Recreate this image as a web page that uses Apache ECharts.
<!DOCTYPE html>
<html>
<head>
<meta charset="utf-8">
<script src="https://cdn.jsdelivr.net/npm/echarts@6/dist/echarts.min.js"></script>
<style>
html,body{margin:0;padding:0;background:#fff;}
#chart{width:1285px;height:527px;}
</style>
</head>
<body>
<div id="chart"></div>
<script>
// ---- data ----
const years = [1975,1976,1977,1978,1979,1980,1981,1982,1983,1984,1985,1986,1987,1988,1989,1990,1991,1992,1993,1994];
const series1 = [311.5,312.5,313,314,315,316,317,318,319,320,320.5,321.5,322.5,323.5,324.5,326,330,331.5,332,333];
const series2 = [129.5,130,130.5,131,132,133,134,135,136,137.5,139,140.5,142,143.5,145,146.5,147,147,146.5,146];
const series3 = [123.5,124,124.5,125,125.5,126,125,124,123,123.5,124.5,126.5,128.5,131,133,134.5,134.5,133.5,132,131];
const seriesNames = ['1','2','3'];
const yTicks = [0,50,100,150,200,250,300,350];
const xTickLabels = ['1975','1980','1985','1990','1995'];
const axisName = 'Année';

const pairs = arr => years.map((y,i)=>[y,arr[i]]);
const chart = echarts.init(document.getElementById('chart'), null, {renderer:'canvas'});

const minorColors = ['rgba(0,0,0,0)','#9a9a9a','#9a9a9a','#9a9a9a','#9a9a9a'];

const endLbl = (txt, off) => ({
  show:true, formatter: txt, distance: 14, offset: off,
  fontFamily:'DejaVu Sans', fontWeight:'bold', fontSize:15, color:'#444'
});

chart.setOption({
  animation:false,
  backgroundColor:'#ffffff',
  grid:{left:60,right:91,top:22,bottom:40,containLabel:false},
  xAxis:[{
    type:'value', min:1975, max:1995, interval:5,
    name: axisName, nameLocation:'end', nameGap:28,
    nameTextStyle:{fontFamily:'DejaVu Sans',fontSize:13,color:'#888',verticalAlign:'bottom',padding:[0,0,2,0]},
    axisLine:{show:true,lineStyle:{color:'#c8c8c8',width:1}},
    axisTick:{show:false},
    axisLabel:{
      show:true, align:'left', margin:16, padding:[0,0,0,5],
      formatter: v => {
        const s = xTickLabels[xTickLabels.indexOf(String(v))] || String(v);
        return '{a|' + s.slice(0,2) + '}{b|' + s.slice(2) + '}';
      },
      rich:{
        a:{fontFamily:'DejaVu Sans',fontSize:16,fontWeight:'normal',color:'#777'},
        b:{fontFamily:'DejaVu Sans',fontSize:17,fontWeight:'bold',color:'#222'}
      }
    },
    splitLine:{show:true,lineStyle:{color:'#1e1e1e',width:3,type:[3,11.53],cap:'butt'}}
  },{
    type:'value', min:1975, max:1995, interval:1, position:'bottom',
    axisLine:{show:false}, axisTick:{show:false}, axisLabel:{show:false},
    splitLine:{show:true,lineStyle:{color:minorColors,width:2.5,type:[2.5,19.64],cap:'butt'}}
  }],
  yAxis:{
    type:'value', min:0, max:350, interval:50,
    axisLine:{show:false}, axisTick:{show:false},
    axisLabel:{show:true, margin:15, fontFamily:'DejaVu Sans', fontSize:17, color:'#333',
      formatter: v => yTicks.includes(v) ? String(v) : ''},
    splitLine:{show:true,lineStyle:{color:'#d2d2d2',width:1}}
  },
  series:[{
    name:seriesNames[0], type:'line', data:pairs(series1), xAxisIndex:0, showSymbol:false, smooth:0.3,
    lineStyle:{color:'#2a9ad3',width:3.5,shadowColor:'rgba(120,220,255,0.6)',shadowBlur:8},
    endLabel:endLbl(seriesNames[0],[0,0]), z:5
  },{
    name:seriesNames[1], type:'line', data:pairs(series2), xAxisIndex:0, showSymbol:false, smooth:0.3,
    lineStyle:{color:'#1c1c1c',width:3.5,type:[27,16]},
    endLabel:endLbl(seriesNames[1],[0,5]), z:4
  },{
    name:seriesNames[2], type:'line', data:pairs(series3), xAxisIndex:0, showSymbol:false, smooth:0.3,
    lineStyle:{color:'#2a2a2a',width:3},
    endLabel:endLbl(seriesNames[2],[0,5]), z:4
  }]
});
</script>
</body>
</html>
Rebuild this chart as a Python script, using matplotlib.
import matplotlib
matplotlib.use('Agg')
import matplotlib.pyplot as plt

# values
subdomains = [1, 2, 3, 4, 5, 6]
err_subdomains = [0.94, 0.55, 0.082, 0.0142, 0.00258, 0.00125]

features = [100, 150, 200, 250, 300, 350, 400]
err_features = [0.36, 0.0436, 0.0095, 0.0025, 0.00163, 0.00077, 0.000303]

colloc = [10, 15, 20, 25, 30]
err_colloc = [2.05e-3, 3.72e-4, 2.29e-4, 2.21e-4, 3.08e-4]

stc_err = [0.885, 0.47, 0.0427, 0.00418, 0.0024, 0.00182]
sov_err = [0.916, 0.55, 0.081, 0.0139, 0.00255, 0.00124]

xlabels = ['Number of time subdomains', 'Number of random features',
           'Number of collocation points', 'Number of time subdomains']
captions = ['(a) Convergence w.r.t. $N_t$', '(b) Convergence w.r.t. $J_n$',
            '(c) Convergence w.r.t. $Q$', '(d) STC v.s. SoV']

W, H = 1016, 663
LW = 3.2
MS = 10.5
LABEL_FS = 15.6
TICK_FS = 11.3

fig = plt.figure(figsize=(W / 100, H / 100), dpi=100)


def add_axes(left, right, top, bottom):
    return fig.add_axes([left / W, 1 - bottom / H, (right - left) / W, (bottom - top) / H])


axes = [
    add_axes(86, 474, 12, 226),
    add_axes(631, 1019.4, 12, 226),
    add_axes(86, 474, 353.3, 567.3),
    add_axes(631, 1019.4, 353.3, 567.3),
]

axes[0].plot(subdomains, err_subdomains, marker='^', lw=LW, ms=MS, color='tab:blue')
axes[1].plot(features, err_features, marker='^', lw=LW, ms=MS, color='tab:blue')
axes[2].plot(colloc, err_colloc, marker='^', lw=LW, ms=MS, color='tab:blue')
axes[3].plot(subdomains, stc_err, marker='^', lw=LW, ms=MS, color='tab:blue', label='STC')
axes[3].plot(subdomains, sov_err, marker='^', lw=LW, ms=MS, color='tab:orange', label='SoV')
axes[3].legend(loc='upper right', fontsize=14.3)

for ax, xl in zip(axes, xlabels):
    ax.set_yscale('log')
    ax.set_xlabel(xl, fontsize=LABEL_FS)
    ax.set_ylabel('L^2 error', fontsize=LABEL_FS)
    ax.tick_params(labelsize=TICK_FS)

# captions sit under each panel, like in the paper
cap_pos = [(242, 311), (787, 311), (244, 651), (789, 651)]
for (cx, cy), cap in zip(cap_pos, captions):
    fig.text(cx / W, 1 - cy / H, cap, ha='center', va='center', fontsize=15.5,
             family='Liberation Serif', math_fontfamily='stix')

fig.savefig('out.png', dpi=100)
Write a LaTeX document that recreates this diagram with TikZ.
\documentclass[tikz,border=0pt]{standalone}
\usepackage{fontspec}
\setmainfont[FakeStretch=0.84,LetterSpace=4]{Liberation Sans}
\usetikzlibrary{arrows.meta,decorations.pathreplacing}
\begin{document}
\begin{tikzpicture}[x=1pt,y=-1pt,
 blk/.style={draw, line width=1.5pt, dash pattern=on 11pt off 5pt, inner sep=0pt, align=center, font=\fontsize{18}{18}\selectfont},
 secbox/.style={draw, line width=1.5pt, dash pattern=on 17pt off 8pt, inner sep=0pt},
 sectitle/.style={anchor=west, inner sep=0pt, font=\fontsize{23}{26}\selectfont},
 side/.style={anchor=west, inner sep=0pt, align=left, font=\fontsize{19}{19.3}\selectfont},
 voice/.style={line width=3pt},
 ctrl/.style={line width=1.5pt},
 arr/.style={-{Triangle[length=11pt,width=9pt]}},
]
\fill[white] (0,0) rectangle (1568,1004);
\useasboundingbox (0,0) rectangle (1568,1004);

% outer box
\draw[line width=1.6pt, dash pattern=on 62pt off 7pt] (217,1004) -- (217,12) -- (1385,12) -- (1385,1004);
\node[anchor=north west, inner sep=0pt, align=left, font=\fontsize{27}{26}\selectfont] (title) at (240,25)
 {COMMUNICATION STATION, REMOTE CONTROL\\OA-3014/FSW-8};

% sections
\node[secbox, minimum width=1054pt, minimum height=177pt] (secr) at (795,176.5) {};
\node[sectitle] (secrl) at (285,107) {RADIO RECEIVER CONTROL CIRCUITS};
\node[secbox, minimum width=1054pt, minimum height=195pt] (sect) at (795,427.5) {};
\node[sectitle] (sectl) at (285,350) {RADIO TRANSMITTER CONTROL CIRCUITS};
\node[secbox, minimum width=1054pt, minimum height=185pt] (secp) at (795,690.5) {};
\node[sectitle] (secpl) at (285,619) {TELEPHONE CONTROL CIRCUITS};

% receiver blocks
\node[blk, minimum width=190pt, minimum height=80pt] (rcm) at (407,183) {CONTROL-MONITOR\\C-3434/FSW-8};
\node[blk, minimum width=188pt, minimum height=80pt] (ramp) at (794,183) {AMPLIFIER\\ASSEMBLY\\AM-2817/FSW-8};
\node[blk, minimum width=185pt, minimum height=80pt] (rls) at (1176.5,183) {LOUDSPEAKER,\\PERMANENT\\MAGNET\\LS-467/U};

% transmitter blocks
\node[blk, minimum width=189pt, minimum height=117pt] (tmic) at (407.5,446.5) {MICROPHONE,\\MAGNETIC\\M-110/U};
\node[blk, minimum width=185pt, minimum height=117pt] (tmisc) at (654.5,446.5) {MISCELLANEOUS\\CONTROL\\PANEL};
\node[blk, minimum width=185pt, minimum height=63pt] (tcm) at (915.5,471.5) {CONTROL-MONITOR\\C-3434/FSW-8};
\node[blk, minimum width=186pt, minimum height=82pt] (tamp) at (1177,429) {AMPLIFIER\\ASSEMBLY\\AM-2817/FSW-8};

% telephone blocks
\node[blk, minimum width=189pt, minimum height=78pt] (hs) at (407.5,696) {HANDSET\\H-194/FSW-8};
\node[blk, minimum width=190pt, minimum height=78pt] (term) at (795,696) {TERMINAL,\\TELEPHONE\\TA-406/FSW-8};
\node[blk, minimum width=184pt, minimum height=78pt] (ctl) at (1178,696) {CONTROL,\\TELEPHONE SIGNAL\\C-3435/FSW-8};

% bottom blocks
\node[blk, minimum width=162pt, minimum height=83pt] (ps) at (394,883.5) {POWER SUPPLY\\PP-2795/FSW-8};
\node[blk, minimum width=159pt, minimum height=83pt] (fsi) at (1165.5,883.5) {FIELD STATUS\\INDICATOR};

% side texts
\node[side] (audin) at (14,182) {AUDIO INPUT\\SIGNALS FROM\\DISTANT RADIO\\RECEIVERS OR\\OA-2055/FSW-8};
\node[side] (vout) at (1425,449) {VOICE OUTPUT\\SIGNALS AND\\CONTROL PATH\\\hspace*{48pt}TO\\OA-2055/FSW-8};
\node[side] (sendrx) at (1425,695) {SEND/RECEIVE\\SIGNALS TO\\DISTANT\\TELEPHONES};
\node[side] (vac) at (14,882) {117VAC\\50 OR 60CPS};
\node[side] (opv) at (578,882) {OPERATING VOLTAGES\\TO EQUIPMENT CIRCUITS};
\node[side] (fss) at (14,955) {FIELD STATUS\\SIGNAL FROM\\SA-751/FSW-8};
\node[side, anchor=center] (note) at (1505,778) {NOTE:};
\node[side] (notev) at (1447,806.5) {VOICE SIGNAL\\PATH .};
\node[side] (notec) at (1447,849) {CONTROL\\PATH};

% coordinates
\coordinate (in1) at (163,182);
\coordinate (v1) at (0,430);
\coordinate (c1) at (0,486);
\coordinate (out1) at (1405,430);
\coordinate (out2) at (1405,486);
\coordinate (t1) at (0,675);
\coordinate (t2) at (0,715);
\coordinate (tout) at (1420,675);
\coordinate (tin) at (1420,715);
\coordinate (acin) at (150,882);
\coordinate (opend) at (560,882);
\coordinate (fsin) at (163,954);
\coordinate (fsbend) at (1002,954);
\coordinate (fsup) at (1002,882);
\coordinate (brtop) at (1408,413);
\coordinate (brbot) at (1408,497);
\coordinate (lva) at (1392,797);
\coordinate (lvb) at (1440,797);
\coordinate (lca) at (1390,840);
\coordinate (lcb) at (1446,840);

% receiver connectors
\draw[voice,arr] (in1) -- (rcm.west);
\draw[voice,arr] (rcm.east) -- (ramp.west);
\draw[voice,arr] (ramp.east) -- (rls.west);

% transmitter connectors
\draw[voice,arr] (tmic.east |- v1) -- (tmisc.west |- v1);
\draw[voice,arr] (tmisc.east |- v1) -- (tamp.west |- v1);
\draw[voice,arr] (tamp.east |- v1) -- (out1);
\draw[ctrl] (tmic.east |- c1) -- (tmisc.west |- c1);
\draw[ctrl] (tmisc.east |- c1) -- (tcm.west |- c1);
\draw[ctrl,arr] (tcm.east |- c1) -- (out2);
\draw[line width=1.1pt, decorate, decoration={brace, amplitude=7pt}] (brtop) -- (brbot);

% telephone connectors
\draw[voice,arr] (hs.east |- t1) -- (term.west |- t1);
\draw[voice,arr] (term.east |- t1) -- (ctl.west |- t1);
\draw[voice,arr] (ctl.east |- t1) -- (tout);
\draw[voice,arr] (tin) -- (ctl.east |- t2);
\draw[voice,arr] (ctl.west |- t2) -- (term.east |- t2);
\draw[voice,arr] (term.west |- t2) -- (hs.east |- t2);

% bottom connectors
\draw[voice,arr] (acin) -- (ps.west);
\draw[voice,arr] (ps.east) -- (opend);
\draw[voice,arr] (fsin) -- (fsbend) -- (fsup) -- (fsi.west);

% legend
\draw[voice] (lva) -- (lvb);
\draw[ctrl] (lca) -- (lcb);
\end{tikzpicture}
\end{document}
_ _ _ _
**What is expected**:
Give back exactly the lines from the line that has "Rebuild this chart" to the line that has "sov_err = [0.916, 0.55, 0.081, 0.0139, 0.00255, 0.00124]", both included, and leave out all others.

**Solution to this task**:
Rebuild this chart as a Python script, using matplotlib.
import matplotlib
matplotlib.use('Agg')
import matplotlib.pyplot as plt

# values
subdomains = [1, 2, 3, 4, 5, 6]
err_subdomains = [0.94, 0.55, 0.082, 0.0142, 0.00258, 0.00125]

features = [100, 150, 200, 250, 300, 350, 400]
err_features = [0.36, 0.0436, 0.0095, 0.0025, 0.00163, 0.00077, 0.000303]

colloc = [10, 15, 20, 25, 30]
err_colloc = [2.05e-3, 3.72e-4, 2.29e-4, 2.21e-4, 3.08e-4]

stc_err = [0.885, 0.47, 0.0427, 0.00418, 0.0024, 0.00182]
sov_err = [0.916, 0.55, 0.081, 0.0139, 0.00255, 0.00124]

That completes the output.